___ Given material
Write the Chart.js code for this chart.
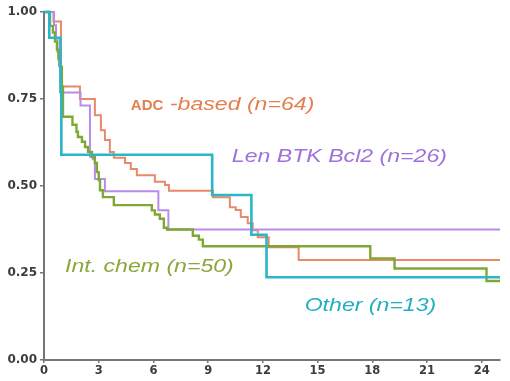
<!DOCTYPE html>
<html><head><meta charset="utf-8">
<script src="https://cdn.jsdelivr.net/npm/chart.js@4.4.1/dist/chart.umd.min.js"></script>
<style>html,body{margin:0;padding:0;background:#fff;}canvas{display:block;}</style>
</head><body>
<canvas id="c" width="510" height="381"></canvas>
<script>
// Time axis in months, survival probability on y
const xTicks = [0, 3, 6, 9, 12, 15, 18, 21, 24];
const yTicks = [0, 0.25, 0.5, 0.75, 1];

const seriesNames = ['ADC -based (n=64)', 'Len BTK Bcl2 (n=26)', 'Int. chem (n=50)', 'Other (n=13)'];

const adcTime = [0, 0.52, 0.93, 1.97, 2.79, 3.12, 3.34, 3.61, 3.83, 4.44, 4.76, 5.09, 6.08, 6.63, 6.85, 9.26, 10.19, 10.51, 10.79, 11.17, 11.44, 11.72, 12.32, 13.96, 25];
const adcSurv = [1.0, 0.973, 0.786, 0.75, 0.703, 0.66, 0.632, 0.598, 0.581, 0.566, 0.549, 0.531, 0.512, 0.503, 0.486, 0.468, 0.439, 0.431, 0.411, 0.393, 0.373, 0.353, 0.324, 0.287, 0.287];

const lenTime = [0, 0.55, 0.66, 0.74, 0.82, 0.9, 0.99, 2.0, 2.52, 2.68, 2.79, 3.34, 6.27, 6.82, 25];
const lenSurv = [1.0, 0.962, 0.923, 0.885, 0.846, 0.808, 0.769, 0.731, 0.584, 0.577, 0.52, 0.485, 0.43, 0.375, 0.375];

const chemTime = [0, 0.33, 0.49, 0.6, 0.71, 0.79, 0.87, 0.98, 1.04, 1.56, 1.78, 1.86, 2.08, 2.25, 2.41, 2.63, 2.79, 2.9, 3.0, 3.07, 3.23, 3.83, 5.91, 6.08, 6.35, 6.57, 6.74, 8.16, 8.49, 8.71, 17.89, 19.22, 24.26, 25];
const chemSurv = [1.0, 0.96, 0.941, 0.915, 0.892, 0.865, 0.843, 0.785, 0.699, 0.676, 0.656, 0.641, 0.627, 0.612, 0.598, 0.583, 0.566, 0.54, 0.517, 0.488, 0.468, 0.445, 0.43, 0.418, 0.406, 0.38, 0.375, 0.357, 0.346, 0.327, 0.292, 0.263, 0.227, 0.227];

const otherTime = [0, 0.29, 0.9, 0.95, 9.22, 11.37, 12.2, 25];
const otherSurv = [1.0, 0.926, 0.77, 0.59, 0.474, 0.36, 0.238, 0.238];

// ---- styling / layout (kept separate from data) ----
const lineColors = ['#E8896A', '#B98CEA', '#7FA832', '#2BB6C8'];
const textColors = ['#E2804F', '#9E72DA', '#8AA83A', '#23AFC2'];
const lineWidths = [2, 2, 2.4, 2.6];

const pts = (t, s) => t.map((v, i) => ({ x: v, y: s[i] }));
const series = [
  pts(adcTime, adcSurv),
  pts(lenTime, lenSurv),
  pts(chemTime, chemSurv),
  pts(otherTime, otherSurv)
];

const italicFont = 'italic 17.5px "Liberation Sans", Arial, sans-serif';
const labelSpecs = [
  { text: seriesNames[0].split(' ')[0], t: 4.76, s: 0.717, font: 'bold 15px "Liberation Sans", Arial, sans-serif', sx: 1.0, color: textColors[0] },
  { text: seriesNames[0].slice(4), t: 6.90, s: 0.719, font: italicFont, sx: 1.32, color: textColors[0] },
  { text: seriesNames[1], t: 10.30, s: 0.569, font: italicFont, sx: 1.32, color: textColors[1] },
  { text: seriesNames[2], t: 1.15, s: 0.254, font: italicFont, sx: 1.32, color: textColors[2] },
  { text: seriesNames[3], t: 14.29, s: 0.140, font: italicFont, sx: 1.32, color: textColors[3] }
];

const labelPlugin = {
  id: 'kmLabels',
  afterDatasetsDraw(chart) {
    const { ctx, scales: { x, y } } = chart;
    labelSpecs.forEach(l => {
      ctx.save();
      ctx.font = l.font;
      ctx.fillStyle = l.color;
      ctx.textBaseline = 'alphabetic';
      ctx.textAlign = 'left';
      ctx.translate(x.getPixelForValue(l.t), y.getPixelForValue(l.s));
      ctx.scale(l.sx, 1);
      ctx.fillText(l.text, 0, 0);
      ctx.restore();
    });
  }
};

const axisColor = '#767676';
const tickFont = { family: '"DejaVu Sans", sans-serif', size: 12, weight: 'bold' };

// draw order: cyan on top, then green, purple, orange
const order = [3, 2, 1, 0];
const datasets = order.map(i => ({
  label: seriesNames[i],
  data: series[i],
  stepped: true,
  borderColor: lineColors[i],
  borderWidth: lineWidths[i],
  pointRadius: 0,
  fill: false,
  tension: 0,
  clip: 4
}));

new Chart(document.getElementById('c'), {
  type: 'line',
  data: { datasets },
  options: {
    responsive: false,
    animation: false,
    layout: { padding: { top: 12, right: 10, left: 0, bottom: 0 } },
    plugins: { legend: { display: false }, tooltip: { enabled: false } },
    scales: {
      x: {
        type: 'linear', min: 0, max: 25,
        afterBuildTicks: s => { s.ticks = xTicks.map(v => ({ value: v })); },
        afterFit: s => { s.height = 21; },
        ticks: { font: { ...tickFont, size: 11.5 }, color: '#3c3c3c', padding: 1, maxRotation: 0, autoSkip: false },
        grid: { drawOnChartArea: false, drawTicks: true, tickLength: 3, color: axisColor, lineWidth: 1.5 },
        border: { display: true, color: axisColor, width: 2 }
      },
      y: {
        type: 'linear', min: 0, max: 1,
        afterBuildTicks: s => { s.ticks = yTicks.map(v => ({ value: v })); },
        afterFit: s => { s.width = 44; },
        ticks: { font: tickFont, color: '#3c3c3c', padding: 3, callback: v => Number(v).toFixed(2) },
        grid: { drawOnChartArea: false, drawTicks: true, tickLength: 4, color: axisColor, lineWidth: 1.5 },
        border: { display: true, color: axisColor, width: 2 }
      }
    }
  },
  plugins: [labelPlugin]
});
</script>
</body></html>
______
*Aim:*
Each line from the top of the material through the line containing "0.324, 0.287, 0.287];" should be reproduced exactly; please drop any images.

*Correct output:*
Write the Chart.js code for this chart.
<!DOCTYPE html>
<html><head><meta charset="utf-8">
<script src="https://cdn.jsdelivr.net/npm/chart.js@4.4.1/dist/chart.umd.min.js"></script>
<style>html,body{margin:0;padding:0;background:#fff;}canvas{display:block;}</style>
</head><body>
<canvas id="c" width="510" height="381"></canvas>
<script>
// Time axis in months, survival probability on y
const xTicks = [0, 3, 6, 9, 12, 15, 18, 21, 24];
const yTicks = [0, 0.25, 0.5, 0.75, 1];

const seriesNames = ['ADC -based (n=64)', 'Len BTK Bcl2 (n=26)', 'Int. chem (n=50)', 'Other (n=13)'];

const adcTime = [0, 0.52, 0.93, 1.97, 2.79, 3.12, 3.34, 3.61, 3.83, 4.44, 4.76, 5.09, 6.08, 6.63, 6.85, 9.26, 10.19, 10.51, 10.79, 11.17, 11.44, 11.72, 12.32, 13.96, 25];
const adcSurv = [1.0, 0.973, 0.786, 0.75, 0.703, 0.66, 0.632, 0.598, 0.581, 0.566, 0.549, 0.531, 0.512, 0.503, 0.486, 0.468, 0.439, 0.431, 0.411, 0.393, 0.373, 0.353, 0.324, 0.287, 0.287];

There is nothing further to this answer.